En tout, les libéraux ont formulé 343 promesses pendant la campagne électorale de 2019. De ce nombre, en date du 12 août 2021, Le Polimètre calcule qu’ils en ont réalisé 43 en totalité ou partiellement et 143 étaient en voie de réalisation, tandis que 3 % ont été rompues.
La courte durée de la 43e législature, en cours depuis le 5 décembre 2019, explique aussi le faible nombre de promesses réalisées comparativement aux gouvernements majoritaires qui ont habituellement quatre ans : « C’est une situation qui est à l’avantage du gouvernement, parce qu’ils peuvent affirmer qu’ils n’ont pas eu le choix d’abandonner certaines priorités temporairement en raison du gouvernement minoritaire, en raison de la pandémie et de la situation économique, et du fait qu’ils ont eu relativement peu de temps pour agir », explique Daniel Béland.
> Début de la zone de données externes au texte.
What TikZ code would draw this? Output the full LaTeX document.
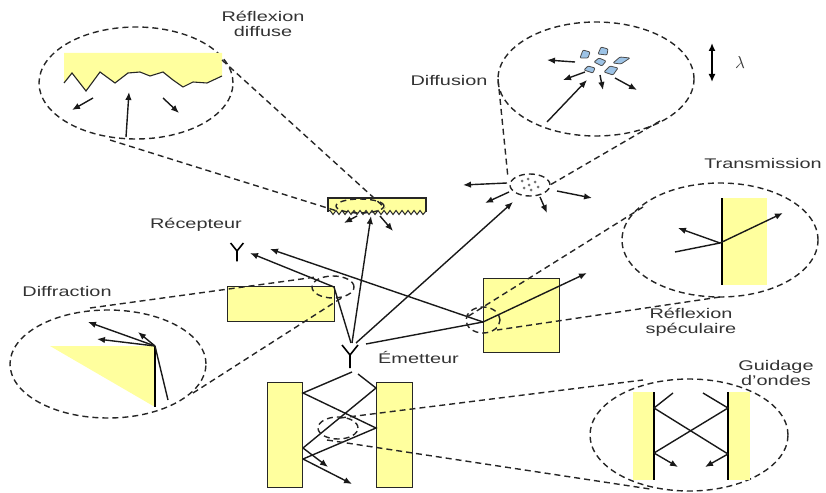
\documentclass[tikz,border=0pt]{standalone}
\usepackage{fontspec}
\setmainfont{Liberation Sans}
\usetikzlibrary{arrows.meta,shapes.geometric}
\definecolor{wallyellow}{HTML}{FFFF9E}
\definecolor{dropblue}{HTML}{9DC3E6}
\newcommand\wlabel[1]{\scalebox{1.42}[1]{\fontsize{14}{15}\selectfont\begin{tabular}{@{}c@{}}#1\end{tabular}}}
\begin{document}
\begin{tikzpicture}[x=1pt,y=-1pt,
  wallbox/.style={fill=wallyellow, draw=black!85, line width=1.4pt},
  lens/.style={shape=ellipse, draw=black!85, line width=1.4pt, dash pattern=on 6pt off 4pt, inner sep=0pt},
  link/.style={draw=black!85, line width=1.4pt, dash pattern=on 6pt off 4pt},
  ray/.style={draw=black!90, line width=1.4pt},
  arr/.style={ray, -{Latex[length=8pt,width=6.5pt]}},
  lbl/.style={text=black!80, inner sep=0pt},
  particle/.style={fill=dropblue, draw=black!70, line width=0.8pt, rounded corners=1pt},
  antenna/.pic={\draw[line width=1.6pt] (-8,0) -- (0,10) -- (8,0) (0,10) -- (0,23);}
]
\useasboundingbox (0,0) rectangle (826,492);

% ---------- walls ----------
\node[wallbox, minimum width=107pt, minimum height=35pt, inner sep=0pt, anchor=north west] (diffwall) at (227,286) {};
\node[wallbox, minimum width=76pt, minimum height=74pt, inner sep=0pt, anchor=north west] (specwall) at (483,278) {};
\node[wallbox, minimum width=35pt, minimum height=105pt, inner sep=0pt, anchor=north west] (guideL) at (267,382) {};
\node[wallbox, minimum width=36pt, minimum height=105pt, inner sep=0pt, anchor=north west] (guideR) at (376,382) {};

% rough ceiling
\fill[wallyellow] (328,198) -- (426,198) -- (426,211)
  \foreach \i in {1,...,16} { -- ({426-\i*6+3},214.5) -- ({426-\i*6},210.5) } -- (328,211) -- cycle;
\draw[line width=1.4pt, black!85] (328,212) -- (328,198) -- (426,198) -- (426,212);
\draw[line width=1pt, black!85] (426,211)
  \foreach \i in {1,...,16} { -- ({426-\i*6+3},214.5) -- ({426-\i*6},210.5) } -- (328,211);
\coordinate (ceiling) at (377,206);

% ---------- antennas ----------
\pic at (350,345) {antenna};
\coordinate (emitter) at (350,343);
\pic[scale=0.8] at (237,243) {antenna};
\coordinate (receiver) at (237,250);
\node[lbl, anchor=west] (emitterlabel) at (378,360) {\wlabel{Émetteur}};
\node[lbl] (receiverlabel) at (196,225) {\wlabel{Récepteur}};

% ---------- main rays ----------
\coordinate (corner) at (334,287);
\coordinate (specpt) at (483,322);
\draw[ray] (351,343) -- (corner);
\draw[arr] (corner) -- (250,253);
\draw[ray] (366,344) -- (specpt);
\draw[arr] (specpt) -- (270,249);
\draw[arr] (specpt) -- (587,273);
\draw[arr] (352,343) -- (371,216);
\draw[arr] (356,343) -- (513,202);
\draw[arr] (357,216) -- (344,223);
\draw[arr] (380,216) -- (393,231);

% scatterer cloud
\node[lens, minimum width=40pt, minimum height=22pt] (cloud) at (530,185) {};
\foreach \p in {(522,181),(528,179),(535,182),(524,188),(531,190),(538,187),(529,185)}
  \fill[black!55] \p circle (1.5);
\draw[arr] (507,183) -- (463,185);
\draw[arr] (509,192) -- (485,203);
\draw[arr] (540,197) -- (547,213);
\draw[arr] (557,191) -- (592,198);

% waveguide rays
\draw[ray] (358,374) -- (376,388) -- (303,448);
\draw[arr] (303,448) -- (328,467);
\draw[ray] (352,372) -- (303,393) -- (376,428) -- (303,459);
\draw[arr] (303,459) -- (352,484);

% small lenses
\node[lens, minimum width=48pt, minimum height=14pt] (ceilinglens) at (360,206) {};
\node[lens, minimum width=42pt, minimum height=22pt] (cornerlens) at (333,287) {};
\node[lens, minimum width=34pt, minimum height=26pt] (speclens) at (483,320) {};
\node[lens, minimum width=40pt, minimum height=22pt] (guidelens) at (338,428) {};

% ---------- magnified views ----------
% diffuse reflection
\node[lens, minimum width=194pt, minimum height=112pt] (diffuselens) at (136,83) {};
\fill[wallyellow] (64,53) -- (222,53) -- (222,76) -- (207,83) -- (193,82) -- (183,87) -- (173,80)
  -- (163,72) -- (150,76) -- (140,72) -- (128,73) -- (115,83) -- (100,72) -- (86,91) -- (72,73) -- (64,83) -- cycle;
\draw[line width=1.1pt, black!85] (222,76) -- (207,83) -- (193,82) -- (183,87) -- (173,80)
  -- (163,72) -- (150,76) -- (140,72) -- (128,73) -- (115,83) -- (100,72) -- (86,91) -- (72,73) -- (64,83);
\draw[arr] (93,98) -- (72,110);
\draw[arr] (126,137) -- (129,92);
\draw[arr] (163,98) -- (179,113);
\node[lbl] (diffuselabel) at (263,26) {\wlabel{Réflexion\\diffuse}};

% diffusion
\node[lens, minimum width=196pt, minimum height=114pt] (diffusionlens) at (596,79) {};
\draw[particle] (580,58) -- (583,50) -- (590,52) -- (588,58) -- cycle;
\draw[particle] (598,54) -- (601,47) -- (608,49) -- (607,55) -- cycle;
\draw[particle] (594,62) -- (599,58) -- (606,61) -- (602,66) -- cycle;
\draw[particle] (613,63) -- (620,57) -- (630,58) -- (621,64) -- cycle;
\draw[particle] (584,70) -- (588,66) -- (595,68) -- (593,73) -- cycle;
\draw[particle] (604,72) -- (610,66) -- (618,68) -- (613,75) -- cycle;
\draw[arr] (575,62) -- (547,60);
\draw[arr] (585,72) -- (563,80);
\draw[arr] (600,75) -- (603,90);
\draw[arr] (615,78) -- (637,90);
\draw[arr] (547,122) -- (587,80);
\node[lbl] (diffusionlabel) at (449,83) {\wlabel{Diffusion}};
\coordinate (lamtop) at (712,43);
\coordinate (lambot) at (712,82);
\draw[line width=1.8pt, {Latex[length=8pt,width=7pt]}-{Latex[length=8pt,width=7pt]}] (lamtop) -- (lambot);
\node[lbl] (lambda) at (740,63) {\fontsize{16}{16}\selectfont$\lambda$};

% transmission / specular reflection
\node[lens, minimum width=196pt, minimum height=114pt] (translens) at (720,240) {};
\fill[wallyellow] (722,198) rectangle (767,285);
\draw[line width=1.6pt] (722,198) -- (722,285);
\coordinate (hit) at (720,243);
\draw[ray] (675,252) -- (hit);
\draw[arr] (hit) -- (678,228);
\draw[arr] (hit) -- (783,213);
\node[lbl] (translabel) at (763,165) {\wlabel{Transmission}};
\node[lbl] (speclabel) at (691,323) {\wlabel{Réflexion\\spéculaire}};

% diffraction
\node[lens, minimum width=196pt, minimum height=108pt] (diffrlens) at (108,364) {};
\fill[wallyellow] (50,346) -- (155,346) -- (155,407) -- cycle;
\draw[line width=1.6pt] (155,346) -- (155,407);
\coordinate (edge) at (155,346);
\draw[ray] (168,400) -- (edge);
\draw[arr] (edge) -- (88,322);
\draw[arr] (edge) -- (97,339);
\draw[arr] (edge) -- (138,332);
\node[lbl] (diffrlabel) at (67,293) {\wlabel{Diffraction}};

% wave guiding
\node[lens, minimum width=198pt, minimum height=112pt] (guidelensbig) at (689,435) {};
\fill[wallyellow] (633,392) rectangle (654,480);
\fill[wallyellow] (728,392) rectangle (750,480);
\draw[line width=1.6pt] (654,392) -- (654,480);
\draw[line width=1.6pt] (728,392) -- (728,480);
\draw[ray] (673,393) -- (654,408) -- (728,454);
\draw[arr] (728,454) -- (705,467);
\draw[ray] (703,393) -- (728,408) -- (654,453);
\draw[arr] (654,453) -- (678,467);
\node[lbl] (guidelabel) at (776,375) {\wlabel{Guidage\\d'ondes}};

% ---------- zoom links ----------
\draw[link] (222,60) -- (385,208);
\draw[link] (110,140) -- (337,211);
\draw[link] (498,79) -- (508,178);
\draw[link] (660,121) -- (550,185);
\draw[link] (643,207) -- (467,317);
\draw[link] (720,297) -- (497,330);
\draw[link] (90,308) -- (316,277);
\draw[link] (193,393) -- (343,297);
\draw[link] (340,418) -- (643,380);
\draw[link] (327,440) -- (650,489);
\end{tikzpicture}
\end{document}
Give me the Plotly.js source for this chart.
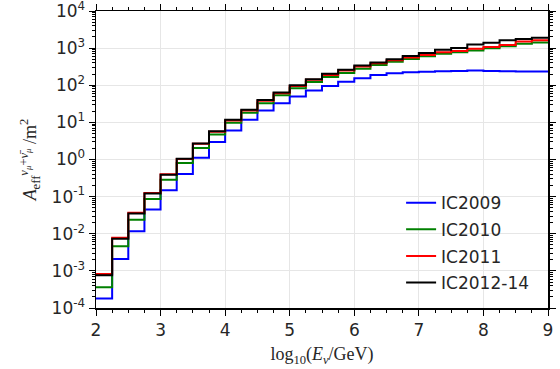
<!DOCTYPE html>
<html>
<head>
<meta charset="utf-8">
<script src="https://cdn.plot.ly/plotly-3.0.1.min.js"></script>
<style>html,body{margin:0;padding:0;background:#fff;}#chart{width:560px;height:369px;}</style>
</head>
<body>
<div id="chart"></div>
<script>
// bin edges in log10(E/GeV)
const binEdges = [2, 2.25, 2.5, 2.75, 3, 3.25, 3.5, 3.75, 4, 4.25, 4.5, 4.75, 5, 5.25, 5.5, 5.75, 6, 6.25, 6.5, 6.75, 7, 7.25, 7.5, 7.75, 8, 8.25, 8.5, 8.75, 9];

const seriesNames = ["IC2009", "IC2010", "IC2011", "IC2012-14"];

const ic2009 = [1.8e-4, 2.1e-3, 0.0117, 0.045, 0.148, 0.41, 1.12, 2.95, 6.0, 11.8, 21, 33, 50, 72, 95, 125, 155, 190, 210, 225, 232, 240, 242, 248, 244, 238, 236, 236];
const ic2010 = [3.6e-4, 4.6e-3, 0.024, 0.087, 0.285, 0.8, 2.03, 4.7, 9.8, 18.2, 33, 54, 83, 123, 166, 214, 280, 350, 430, 510, 600, 710, 775, 870, 990, 1120, 1320, 1410];
const ic2011 = [8.3e-4, 7.8e-3, 0.037, 0.125, 0.40, 1.03, 2.65, 5.6, 11.3, 21, 38, 61, 95, 140, 190, 250, 320, 390, 470, 560, 650, 770, 840, 960, 1080, 1220, 1500, 1620];
const ic2012_14 = [7.6e-4, 7.3e-3, 0.035, 0.122, 0.39, 1.05, 2.7, 5.8, 11.8, 21.9, 40, 64, 100, 146, 204, 263, 340, 412, 505, 615, 740, 910, 1005, 1250, 1400, 1620, 1770, 1900];

const yTickVals = [1e-4, 1e-3, 1e-2, 1e-1, 1e0, 1e1, 1e2, 1e3, 1e4];
const yTickText = ["10<sup>-4</sup>", "10<sup>-3</sup>", "10<sup>-2</sup>", "10<sup>-1</sup>", "10<sup>0</sup>", "10<sup>1</sup>", "10<sup>2</sup>", "10<sup>3</sup>", "10<sup>4</sup>"];

const colors = ["#0000ff", "#008000", "#ff0000", "#000000"];
const allSeries = [ic2009, ic2010, ic2011, ic2012_14];

function stepTrace(vals, name, color, i) {
  return {
    x: binEdges.slice(),
    y: vals.concat([vals[vals.length - 1]]),
    type: "scatter",
    mode: "lines",
    line: {shape: "hv", color: color, width: 2},
    name: name,
    legendgroup: "g" + i,
    cliponaxis: true
  };
}

const traces = allSeries.map((v, i) => stepTrace(v, seriesNames[i], colors[i], i));

const minorY = [];
for (let e = -4; e < 4; e++) {
  for (let m = 2; m <= 9; m++) minorY.push(m * Math.pow(10, e));
}

const tickFont = {family: "DejaVu Sans", size: 17, color: "#262626"};

const layout = {
  width: 560,
  height: 369,
  margin: {l: 96, r: 12, t: 11, b: 61},
  paper_bgcolor: "#ffffff",
  plot_bgcolor: "#ffffff",
  showlegend: true,
  legend: {
    x: 0.675, xanchor: "left",
    y: 0.4135, yanchor: "top",
    bgcolor: "rgba(0,0,0,0)",
    borderwidth: 0,
    font: {family: "DejaVu Sans", size: 17, color: "#262626"},
    traceorder: "grouped",
    tracegroupgap: 1.5
  },
  xaxis: {
    range: [2, 9],
    tickvals: [2, 3, 4, 5, 6, 7, 8, 9],
    ticktext: ["2", "3", "4", "5", "6", "7", "8", "9"],
    ticks: "outside", ticklen: 6, tickwidth: 1, tickcolor: "#000",
    showline: true, linecolor: "#000", linewidth: 1.5, mirror: "ticks",
    showgrid: true, gridcolor: "#e6e6e6", gridwidth: 1,
    zeroline: false,
    tickfont: tickFont,
    ticklabeloverflow: "allow",
    minor: {tickmode: "linear", tick0: 2, dtick: 0.25, ticks: "outside", ticklen: 3, tickcolor: "#000", showgrid: false},
    title: {text: "log<sub>10</sub>(<i>E</i><sub><i>ν</i></sub>/GeV)", font: {family: "Liberation Serif", size: 18, color: "#262626"}, standoff: 8}
  },
  yaxis: {
    type: "log",
    range: [-4, 4.0004],
    tickmode: "array",
    tickvals: yTickVals,
    ticktext: yTickText,
    ticks: "outside", ticklen: 6, tickwidth: 1, tickcolor: "#000",
    showline: true, linecolor: "#000", linewidth: 1.5, mirror: "ticks",
    showgrid: true, gridcolor: "#e6e6e6", gridwidth: 1,
    zeroline: false,
    tickfont: tickFont,
    ticklabeloverflow: "allow",
    minor: {tickmode: "array", tickvals: minorY, ticks: "outside", ticklen: 3, tickcolor: "#000", showgrid: false},
    title: {text: "<i>A</i><sub>eff</sub><sup><i>ν</i><sub><i>μ</i></sub>+<i>ν̄</i><sub><i>μ</i></sub></sup> /m<sup>2</sup>", font: {family: "Liberation Serif", size: 18, color: "#262626"}, standoff: 10}
  }
};

Plotly.newPlot("chart", traces, layout, {displayModeBar: false, staticPlot: true});
</script>
</body>
</html>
Les élections sous le signe de la pandémie
Pendant la campagne électorale, les partis d’opposition risquent d’attaquer davantage les libéraux sur la gestion de la pandémie que sur l’échec de leurs promesses électorales selon le politologue.
« Le NPD va dire “Les bonnes choses que les libéraux ont faites, c’est à cause de nous, on les a influencés, ils ont dépensé plus qu’ils voulaient, ils ont étendu la durée de certains programmes d’urgence pour les chômeurs et les familles, et c’est à cause de nous.” Les conservateurs vont dire que les libéraux ont trop dépensé et qu’ils n’ont pas les bonnes priorités », prévoit Daniel Béland.
Les Canadiens se rendront aux urnes le lundi 20 septembre.